# BRIEF:
Work out how many lines hold the string "React". The answer is a single number, nothing more.

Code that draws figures
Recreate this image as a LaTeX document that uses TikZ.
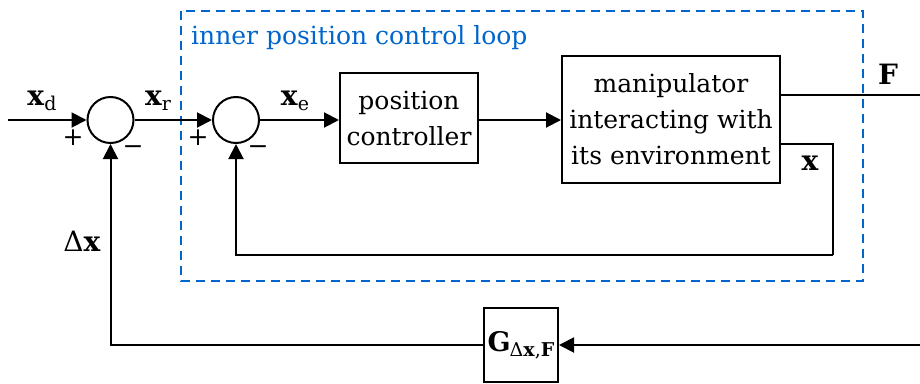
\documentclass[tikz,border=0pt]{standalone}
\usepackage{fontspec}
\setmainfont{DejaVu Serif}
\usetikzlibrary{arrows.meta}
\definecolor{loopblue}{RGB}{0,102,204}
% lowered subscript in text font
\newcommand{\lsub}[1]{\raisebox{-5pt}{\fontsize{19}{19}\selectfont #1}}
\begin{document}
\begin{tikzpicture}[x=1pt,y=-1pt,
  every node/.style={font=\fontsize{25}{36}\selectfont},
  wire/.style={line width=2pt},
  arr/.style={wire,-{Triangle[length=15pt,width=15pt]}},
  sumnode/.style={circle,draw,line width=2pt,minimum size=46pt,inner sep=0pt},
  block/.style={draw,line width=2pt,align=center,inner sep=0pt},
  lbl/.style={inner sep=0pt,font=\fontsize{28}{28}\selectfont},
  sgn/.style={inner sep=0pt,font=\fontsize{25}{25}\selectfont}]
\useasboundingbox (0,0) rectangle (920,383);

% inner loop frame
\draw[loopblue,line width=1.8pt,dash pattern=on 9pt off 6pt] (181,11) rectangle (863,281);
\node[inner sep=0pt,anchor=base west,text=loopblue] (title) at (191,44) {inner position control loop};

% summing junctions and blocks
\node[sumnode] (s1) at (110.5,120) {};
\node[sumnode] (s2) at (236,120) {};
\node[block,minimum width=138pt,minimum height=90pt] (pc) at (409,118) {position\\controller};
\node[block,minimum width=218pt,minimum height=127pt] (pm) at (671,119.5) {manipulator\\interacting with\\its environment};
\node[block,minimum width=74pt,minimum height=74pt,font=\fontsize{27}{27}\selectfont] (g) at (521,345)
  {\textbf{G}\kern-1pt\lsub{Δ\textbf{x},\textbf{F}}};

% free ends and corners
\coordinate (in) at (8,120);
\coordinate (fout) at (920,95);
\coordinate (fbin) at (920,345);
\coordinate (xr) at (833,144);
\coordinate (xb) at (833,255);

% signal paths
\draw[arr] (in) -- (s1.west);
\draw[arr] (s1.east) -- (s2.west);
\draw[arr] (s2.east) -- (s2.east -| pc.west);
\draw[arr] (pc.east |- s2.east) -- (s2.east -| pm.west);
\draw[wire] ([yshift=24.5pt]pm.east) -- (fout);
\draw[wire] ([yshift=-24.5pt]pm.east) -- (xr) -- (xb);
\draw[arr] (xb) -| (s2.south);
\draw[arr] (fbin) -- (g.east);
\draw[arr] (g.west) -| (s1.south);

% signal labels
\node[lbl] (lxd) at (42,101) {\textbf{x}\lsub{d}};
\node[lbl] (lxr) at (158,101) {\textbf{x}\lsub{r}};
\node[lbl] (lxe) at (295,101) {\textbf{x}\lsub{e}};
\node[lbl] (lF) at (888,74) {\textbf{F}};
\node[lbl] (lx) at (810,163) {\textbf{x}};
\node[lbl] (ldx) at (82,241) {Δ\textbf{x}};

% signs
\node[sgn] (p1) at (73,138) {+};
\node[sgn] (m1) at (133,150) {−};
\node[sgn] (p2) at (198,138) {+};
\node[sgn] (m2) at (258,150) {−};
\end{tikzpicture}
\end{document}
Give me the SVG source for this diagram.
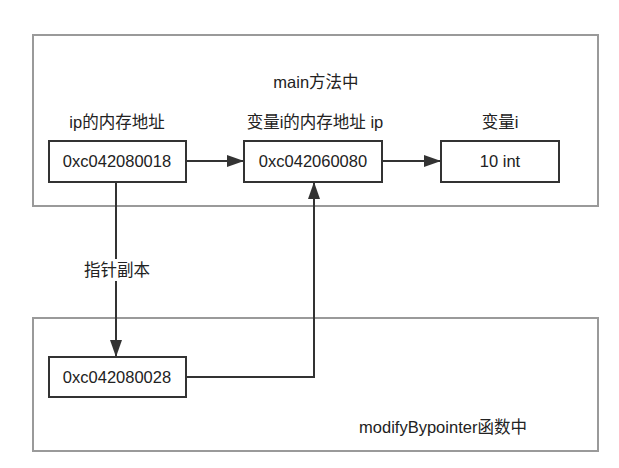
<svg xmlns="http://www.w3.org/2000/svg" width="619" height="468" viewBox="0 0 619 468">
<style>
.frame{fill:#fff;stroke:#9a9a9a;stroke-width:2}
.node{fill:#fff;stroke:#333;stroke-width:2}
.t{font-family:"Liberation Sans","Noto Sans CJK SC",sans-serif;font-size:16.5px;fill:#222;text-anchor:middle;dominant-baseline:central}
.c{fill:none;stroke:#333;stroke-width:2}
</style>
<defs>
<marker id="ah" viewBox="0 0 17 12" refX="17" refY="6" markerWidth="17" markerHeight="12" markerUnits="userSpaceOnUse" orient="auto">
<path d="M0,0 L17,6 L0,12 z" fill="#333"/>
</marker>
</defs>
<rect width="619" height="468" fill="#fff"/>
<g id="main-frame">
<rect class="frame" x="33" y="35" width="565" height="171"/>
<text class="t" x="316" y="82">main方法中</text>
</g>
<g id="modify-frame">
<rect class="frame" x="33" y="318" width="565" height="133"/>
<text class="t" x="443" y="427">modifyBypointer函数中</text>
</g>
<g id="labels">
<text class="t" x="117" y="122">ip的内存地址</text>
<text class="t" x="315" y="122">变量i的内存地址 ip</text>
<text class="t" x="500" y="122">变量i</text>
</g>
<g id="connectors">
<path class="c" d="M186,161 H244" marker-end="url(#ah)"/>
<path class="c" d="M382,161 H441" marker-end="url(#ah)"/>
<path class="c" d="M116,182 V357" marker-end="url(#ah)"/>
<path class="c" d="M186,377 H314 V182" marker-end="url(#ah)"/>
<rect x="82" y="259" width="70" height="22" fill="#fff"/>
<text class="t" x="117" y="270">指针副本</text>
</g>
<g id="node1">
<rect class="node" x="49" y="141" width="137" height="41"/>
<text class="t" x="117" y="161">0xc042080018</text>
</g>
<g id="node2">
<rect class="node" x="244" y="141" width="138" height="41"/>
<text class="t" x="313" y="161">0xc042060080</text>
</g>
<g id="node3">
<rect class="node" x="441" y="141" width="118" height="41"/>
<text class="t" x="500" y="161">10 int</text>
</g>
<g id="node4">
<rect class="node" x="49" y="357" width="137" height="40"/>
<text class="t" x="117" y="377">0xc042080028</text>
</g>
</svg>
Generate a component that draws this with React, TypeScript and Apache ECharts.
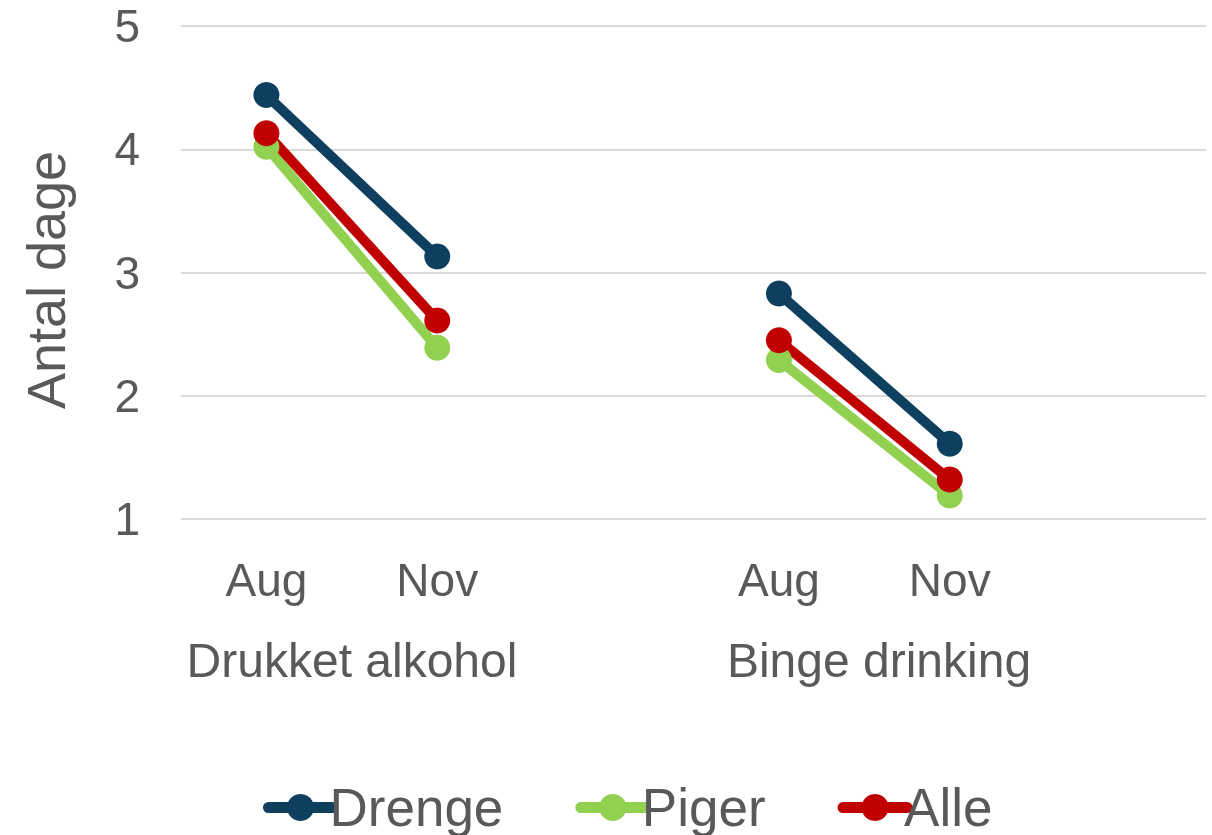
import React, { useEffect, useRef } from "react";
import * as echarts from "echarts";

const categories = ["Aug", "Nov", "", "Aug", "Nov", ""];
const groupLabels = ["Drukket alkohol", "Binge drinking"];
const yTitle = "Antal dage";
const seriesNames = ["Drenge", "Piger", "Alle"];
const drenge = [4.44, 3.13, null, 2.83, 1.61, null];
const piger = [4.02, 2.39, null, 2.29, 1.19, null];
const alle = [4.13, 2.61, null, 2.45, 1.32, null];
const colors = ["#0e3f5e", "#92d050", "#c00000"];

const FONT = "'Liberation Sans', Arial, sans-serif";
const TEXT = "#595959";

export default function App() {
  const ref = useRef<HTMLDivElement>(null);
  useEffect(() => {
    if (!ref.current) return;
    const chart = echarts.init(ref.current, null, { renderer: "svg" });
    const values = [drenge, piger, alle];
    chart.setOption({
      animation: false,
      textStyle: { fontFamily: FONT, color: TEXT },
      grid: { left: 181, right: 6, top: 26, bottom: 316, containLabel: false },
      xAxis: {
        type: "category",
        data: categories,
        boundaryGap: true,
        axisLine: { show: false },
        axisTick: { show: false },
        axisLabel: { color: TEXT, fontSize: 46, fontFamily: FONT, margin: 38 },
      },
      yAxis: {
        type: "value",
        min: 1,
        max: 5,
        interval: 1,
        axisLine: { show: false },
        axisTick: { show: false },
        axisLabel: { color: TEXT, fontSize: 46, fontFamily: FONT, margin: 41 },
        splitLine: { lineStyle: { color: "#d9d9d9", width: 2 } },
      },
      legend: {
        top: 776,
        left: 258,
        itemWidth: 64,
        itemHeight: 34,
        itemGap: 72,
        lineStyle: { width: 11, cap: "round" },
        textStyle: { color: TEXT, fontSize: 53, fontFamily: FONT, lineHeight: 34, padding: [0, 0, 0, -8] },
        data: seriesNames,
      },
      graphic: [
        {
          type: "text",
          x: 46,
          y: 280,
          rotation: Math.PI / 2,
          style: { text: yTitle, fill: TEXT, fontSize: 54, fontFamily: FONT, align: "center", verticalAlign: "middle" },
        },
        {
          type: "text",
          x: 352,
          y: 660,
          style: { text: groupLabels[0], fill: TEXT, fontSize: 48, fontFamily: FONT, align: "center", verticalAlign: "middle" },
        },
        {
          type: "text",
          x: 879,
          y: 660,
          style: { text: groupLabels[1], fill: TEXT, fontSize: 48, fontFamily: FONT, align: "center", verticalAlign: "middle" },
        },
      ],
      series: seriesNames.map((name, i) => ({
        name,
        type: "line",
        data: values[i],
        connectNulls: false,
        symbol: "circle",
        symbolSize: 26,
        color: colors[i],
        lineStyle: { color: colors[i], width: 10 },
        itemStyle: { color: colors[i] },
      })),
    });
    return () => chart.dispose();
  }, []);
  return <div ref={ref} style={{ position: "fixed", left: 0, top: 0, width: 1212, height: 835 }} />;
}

# TASK RESPONSE:
2